PROBLEM. Gather all lines in the data that hold the string "this".

DATA EXTRACT.
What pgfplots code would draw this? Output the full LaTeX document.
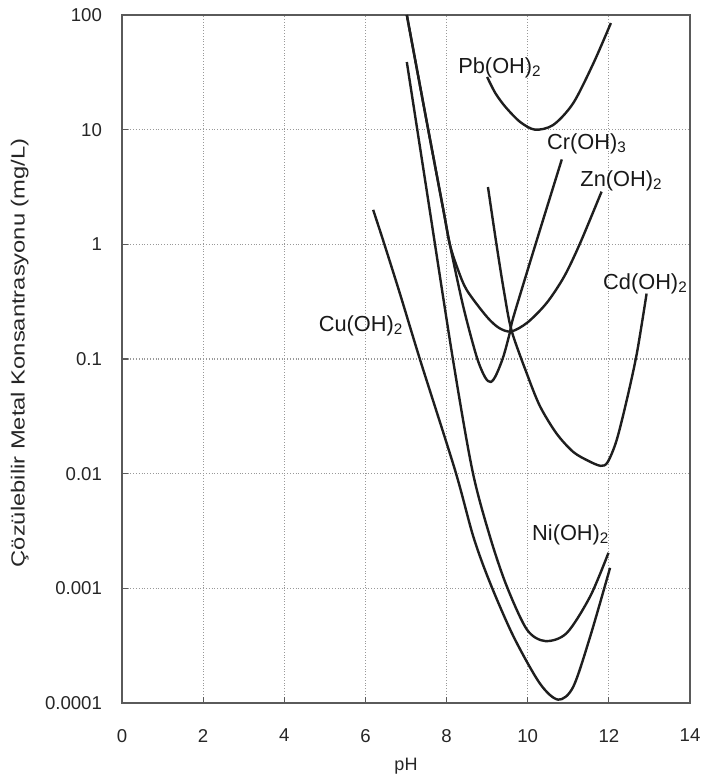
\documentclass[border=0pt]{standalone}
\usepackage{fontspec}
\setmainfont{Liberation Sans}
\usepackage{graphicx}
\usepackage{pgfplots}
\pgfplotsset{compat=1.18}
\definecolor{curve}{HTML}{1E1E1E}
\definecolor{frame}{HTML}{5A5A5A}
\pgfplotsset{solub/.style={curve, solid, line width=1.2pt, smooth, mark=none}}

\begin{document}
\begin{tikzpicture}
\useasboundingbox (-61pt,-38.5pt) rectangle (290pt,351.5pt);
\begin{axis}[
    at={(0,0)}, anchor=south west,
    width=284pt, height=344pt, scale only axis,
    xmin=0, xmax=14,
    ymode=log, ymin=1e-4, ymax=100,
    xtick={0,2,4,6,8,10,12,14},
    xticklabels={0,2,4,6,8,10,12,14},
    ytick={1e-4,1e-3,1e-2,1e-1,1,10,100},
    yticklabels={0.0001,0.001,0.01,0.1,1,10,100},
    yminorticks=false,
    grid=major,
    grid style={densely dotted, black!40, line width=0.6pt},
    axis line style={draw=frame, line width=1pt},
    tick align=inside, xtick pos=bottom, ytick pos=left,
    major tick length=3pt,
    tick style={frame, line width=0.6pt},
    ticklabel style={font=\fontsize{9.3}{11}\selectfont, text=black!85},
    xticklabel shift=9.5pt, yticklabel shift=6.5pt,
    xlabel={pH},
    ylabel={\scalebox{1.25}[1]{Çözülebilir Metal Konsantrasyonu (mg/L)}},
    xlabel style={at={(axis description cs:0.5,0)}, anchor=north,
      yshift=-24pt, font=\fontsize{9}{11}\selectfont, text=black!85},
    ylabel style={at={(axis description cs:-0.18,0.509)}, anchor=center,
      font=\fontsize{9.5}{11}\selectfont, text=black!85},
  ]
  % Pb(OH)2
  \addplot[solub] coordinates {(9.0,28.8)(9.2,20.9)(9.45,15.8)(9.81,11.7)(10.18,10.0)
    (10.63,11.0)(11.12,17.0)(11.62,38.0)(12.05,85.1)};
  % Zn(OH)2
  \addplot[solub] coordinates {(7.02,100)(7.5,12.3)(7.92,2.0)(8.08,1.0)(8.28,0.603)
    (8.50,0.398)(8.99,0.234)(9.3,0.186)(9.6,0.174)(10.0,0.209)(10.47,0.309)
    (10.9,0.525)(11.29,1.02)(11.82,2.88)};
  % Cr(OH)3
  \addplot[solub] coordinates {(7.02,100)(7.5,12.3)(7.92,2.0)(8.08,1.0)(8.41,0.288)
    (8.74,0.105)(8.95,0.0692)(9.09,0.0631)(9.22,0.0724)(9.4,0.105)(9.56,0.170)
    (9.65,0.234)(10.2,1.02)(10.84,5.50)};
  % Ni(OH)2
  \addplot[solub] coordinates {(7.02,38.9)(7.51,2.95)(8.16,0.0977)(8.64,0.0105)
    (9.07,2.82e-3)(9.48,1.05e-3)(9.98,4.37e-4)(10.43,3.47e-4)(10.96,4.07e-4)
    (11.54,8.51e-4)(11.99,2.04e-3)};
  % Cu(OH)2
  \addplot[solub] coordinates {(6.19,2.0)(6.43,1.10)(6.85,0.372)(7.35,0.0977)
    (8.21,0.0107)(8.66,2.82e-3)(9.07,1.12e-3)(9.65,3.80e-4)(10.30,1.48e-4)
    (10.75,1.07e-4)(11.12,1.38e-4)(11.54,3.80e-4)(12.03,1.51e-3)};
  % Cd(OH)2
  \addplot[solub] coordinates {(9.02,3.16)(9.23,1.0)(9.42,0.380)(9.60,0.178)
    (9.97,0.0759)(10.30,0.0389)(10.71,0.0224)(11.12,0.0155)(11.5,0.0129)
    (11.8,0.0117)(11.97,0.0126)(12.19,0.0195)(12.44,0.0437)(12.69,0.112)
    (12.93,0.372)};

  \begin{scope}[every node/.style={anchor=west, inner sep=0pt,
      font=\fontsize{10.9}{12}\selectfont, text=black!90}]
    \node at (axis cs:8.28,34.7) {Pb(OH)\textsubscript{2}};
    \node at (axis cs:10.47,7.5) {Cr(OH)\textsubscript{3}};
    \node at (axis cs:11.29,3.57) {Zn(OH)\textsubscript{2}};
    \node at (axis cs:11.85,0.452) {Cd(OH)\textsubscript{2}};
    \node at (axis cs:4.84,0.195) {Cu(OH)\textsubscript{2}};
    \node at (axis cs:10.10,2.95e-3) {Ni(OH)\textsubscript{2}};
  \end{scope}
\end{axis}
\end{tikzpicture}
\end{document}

* * *

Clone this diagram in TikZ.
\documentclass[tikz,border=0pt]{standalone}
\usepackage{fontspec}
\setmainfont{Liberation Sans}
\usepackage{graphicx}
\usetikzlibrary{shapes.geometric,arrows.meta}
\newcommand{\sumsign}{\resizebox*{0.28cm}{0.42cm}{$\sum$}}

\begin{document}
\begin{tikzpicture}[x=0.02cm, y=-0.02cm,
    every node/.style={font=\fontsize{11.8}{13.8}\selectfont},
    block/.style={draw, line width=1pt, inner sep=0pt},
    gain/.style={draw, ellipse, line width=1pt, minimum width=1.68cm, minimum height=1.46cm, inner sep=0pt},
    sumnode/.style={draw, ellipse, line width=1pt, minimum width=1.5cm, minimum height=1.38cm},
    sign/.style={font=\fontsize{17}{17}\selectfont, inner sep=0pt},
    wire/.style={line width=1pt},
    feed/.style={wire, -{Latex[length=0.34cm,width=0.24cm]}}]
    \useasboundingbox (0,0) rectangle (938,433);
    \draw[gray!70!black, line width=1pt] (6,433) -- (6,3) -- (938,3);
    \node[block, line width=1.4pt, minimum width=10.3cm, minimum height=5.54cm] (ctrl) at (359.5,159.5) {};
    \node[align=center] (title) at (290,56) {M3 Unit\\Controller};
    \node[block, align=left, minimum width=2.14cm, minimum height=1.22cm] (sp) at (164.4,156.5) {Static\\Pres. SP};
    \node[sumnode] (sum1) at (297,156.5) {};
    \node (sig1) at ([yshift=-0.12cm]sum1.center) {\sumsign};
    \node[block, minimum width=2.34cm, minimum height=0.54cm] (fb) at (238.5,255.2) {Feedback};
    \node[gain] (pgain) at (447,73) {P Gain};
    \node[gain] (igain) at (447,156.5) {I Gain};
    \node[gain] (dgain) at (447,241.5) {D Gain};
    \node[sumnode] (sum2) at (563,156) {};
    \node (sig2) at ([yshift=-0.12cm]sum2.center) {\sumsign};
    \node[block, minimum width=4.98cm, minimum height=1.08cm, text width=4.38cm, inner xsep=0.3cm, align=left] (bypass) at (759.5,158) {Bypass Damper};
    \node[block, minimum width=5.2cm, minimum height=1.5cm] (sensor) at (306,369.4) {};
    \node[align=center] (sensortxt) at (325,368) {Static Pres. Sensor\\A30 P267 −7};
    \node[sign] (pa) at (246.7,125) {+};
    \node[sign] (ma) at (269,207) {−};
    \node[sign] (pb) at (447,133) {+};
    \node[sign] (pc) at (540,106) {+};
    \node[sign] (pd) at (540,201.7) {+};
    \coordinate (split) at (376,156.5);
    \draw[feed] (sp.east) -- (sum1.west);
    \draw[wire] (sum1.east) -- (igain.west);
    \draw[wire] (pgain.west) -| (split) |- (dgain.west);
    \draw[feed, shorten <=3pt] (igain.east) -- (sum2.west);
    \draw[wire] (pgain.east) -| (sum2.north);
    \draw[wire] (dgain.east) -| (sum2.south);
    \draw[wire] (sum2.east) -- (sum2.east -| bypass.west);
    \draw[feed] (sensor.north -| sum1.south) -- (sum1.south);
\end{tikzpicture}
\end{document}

ANSWER TO THE TASK.
What pgfplots code would draw this? Output the full LaTeX document.
Clone this diagram in TikZ.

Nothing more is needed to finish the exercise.